Os prudentes sabem
mudar
Ninguém ignora que a fonte do vitalismo e
do crescimento do ensino superior nos países mais desenvolvidos da
Europa e dos Estados Unidos se fez à custa da admissão de milhares de
alunos seniores que aí procuraram uma formação que lhes permitisse
sobreviver na feroz economia do mercado concorrencial, ou que aí
regressaram para melhorar, ou mesmo reconverter a sua formação de base.
Para que isso acontecesse, foi necessário que essas universidades
revelassem um grande grau de abertura à mudança, à incorporação do
“novo” e uma clara percepção da estratégia a seguir face à evolução de
uma sociedade cada vez mais erosiva e, logo, desactualizante.
A procura constante desse “novo” encontrou fundamentação no princípio de
que o ensino superior é um dos recursos fundamentais e não esgotáveis
para promover o bem-estar, a segurança pessoal e social dos povos e das
nações, no pressuposto de que o capital intelectual tem tendência para
substituir o capital financeiro e o capital físico, tornando-se, por
isso, a pedra angular da prosperidade e do desenvolvimento.
As instituições de ensino superior mais prestigiadas souberam seduzir e
cativar esses novos públicos que hoje as robustecem e as revigoram.
Agiram bem, porque é sabido que existem milhares de cidadãos que se
interrogam face ao seu futuro nesta sociedade global e de grande
mobilidade de gentes e de saberes, conscientes que estão da necessidade
de manterem uma aprendizagem permanente, já que a sociedade do
conhecimento, dialecticamente, também gera a desactualização permanente.
Esses novos públicos são constituídos por adultos integrados na força do
trabalho, que interiorizaram o princípio da aprendizagem ao longo da
vida, procurando, por essa via, novos saberes que reforcem a qualidade
do exercício da sua vida profissional e lhes abram novos caminhos, ou
diferentes percursos, no seu processo de crescimento pessoal. Muitos
outros procuraram as instituições de ensino superior numa idade ainda
socialmente útil, mas em que os processos de reforma os encostaram à
desocupação precoce, não compaginável com a vitalidade que ainda
revelavam.
Neste desafio, foram as entidades privadas e de livre iniciativa que
primeiro despertaram para a realidade, adequando a oferta à procura,
enquanto que as instituições públicas se envolviam em processos de
discussão endogâmica, que certamente lhes permitiu purificar, ao limite,
a árvore, mas que as impediu de, em tempo útil, se lançarem na
exploração do manancial oferecido pela floresta.

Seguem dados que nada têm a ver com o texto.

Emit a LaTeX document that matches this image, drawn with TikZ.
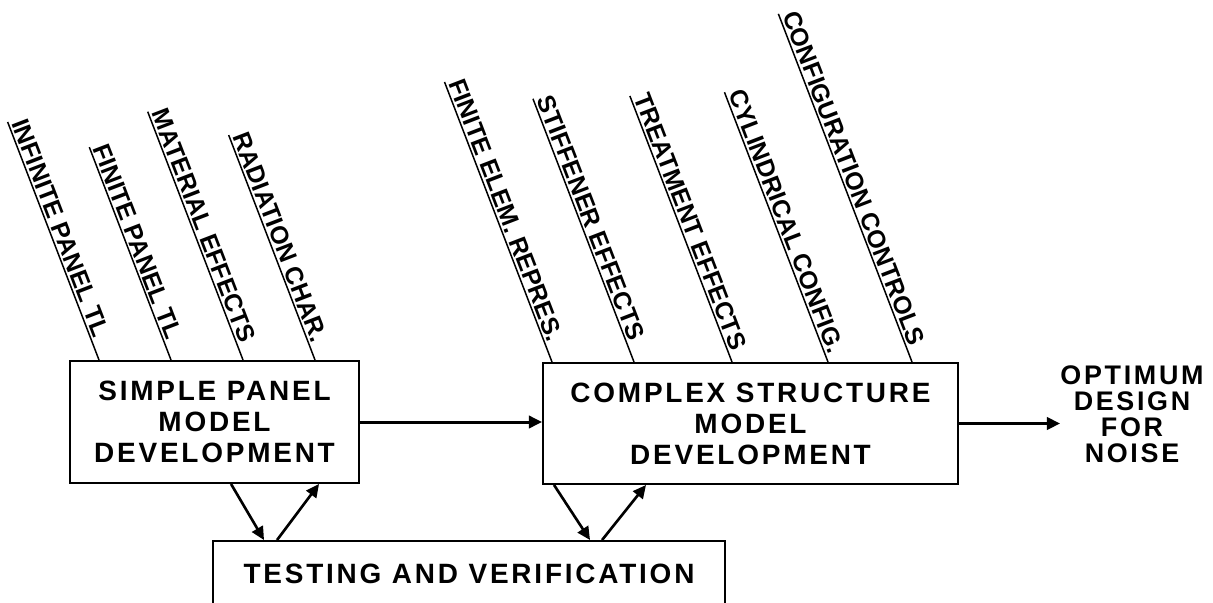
\documentclass[tikz,border=0pt]{standalone}
\usepackage{fontspec}
\setmainfont{Liberation Sans}[LetterSpace=10]
\newfontfamily\causefont{Liberation Sans}
\usetikzlibrary{calc,arrows.meta}

\begin{document}
\begin{tikzpicture}[scale=0.2,
  blockbox/.style={draw, line width=1.1pt, align=center, font=\fontsize{15.9}{17.6}\selectfont\bfseries},
  bone/.style={line width=0.85pt},
  cause/.style={rotate=-69, anchor=south west, inner xsep=1pt, inner ysep=1.2pt, font=\causefont\fontsize{14.2}{15}\selectfont\bfseries},
  flow/.style={line width=1.7pt, -{Triangle[length=7.5pt,width=7pt]}},
  feedback/.style={line width=1.5pt, -{Triangle[length=7.5pt,width=7pt]}}]
\tikzstyle{every node}+=[inner sep=0pt]
\useasboundingbox (0,0) rectangle (121.3,-60.2);
\clip (0,0) rectangle (121.3,-60.2);

\node[blockbox, minimum width=5.78cm, minimum height=2.44cm] (simple) at (21.45,-42.2) {SIMPLE PANEL\\MODEL\\DEVELOPMENT};
\node[blockbox, minimum width=8.3cm, minimum height=2.42cm] (complex) at (75.05,-42.35) {COMPLEX STRUCTURE\\MODEL\\DEVELOPMENT};
\node[blockbox, minimum width=10.24cm, minimum height=1.3cm] (testing) at (46.9,-57.35) {TESTING AND VERIFICATION};
\node[align=center, font=\fontsize{15.3}{14.8}\selectfont\bfseries] (optimum) at (113.2,-41.4) {OPTIMUM\\DESIGN\\FOR\\NOISE};

\foreach \dx/\len/\txt in {3.0/25.5/INFINITE PANEL TL, 10.2/22.8/FINITE PANEL TL, 17.4/26.6/MATERIAL EFFECTS, 24.6/24.1/RADIATION CHAR.}
  \draw[bone] ($(simple.north west)+(\dx,0)$) -- ++(111:\len) node[cause] {\txt};
\foreach \dx/\len/\txt in {1.0/30.0/FINITE ELEM. REPRES., 9.2/28.2/STIFFENER EFFECTS, 19.0/28.5/TREATMENT EFFECTS, 28.6/28.9/CYLINDRICAL CONFIG., 37.0/37.3/CONFIGURATION CONTROLS}
  \draw[bone] ($(complex.north west)+(\dx,0)$) -- ++(111:\len) node[cause] {\txt};

\draw[flow] (simple.east) -- (simple.east -| complex.west);
\draw[flow] (complex.east) -- (complex.east -| optimum.west);

\draw[feedback] ($(simple.south west)+(16.2,0)$) -- ($(testing.north west)+(5.2,0)$);
\draw[feedback] ($(testing.north west)+(6.5,0)$) -- ($(simple.south west)+(25.0,0)$);
\draw[feedback] ($(complex.south west)+(1.2,0)$) -- ($(testing.north west)+(37.8,0)$);
\draw[feedback] ($(testing.north west)+(39.0,0)$) -- ($(complex.south west)+(10.4,0)$);
\end{tikzpicture}
\end{document}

Claro que estes novos públicos obrigam a mudanças radicais nas rotinas
organizacionais das instituições. Mudanças que abarcam sectores tão
diferenciados quanto os que respeitam aos horários de funcionamento, à
tutoria, à incorporação de novas tecnologias e do ensino a distância,
tudo isso tendo em vista a criação de um clima organizacional de
bem-estar e um atendimento pessoal e personalizado. Mudanças que
envolvem, ainda, a criação de bibliotecas virtuais, ou a implementação
de procedimentos de comunicação próximos do que poderíamos designar por
uma “pedagogia digitalizada”.
Estes novos paradigmas educacionais encerram também a necessidade,
inadiável, de exigir uma clarificação da designação das titulações das
formações em vigor, assunto sobre o qual urge a busca de um consenso,
pelo menos entre os países que integram a Comunidade Europeia, bem como
os que se candidatam ao seu alargamento.
As alterações de que falamos exigem, finalmente, o apoio da opinião
pública. Vale a pena o esforço de informação e marketing no sentido de
tentar alterar as atitudes mais conservadoras quanto ao papel do ensino
superior: o que se está a tentar mudar são estruturas demasiado
enraizadas nas representações do cidadão médio e cujas alterações custam
a compreender e a acompanhar.
Mau, muito mau mesmo, é não saber gerir os inevitáveis custos destas
alterações, cultivando-se o natural imobilismo de instituições seculares
que tardam em aceitar os novos desafios, a mudança e a necessidade de
alterar atitudes de quem aí trabalha, tendo em vista uma plena inserção
na sociedade do próximo futuro.
Péssimo, muito péssimo mesmo, é o marasmo dos governos e dos governantes
que preferem deixar nas mãos (nem sempre limpas) das regras
concorrenciais do mercado a sobrevivência das instituições de ensino
superior, em vez de desenharem com essas mesmas instituições os novos
percursos e o sentido da mudança desejada.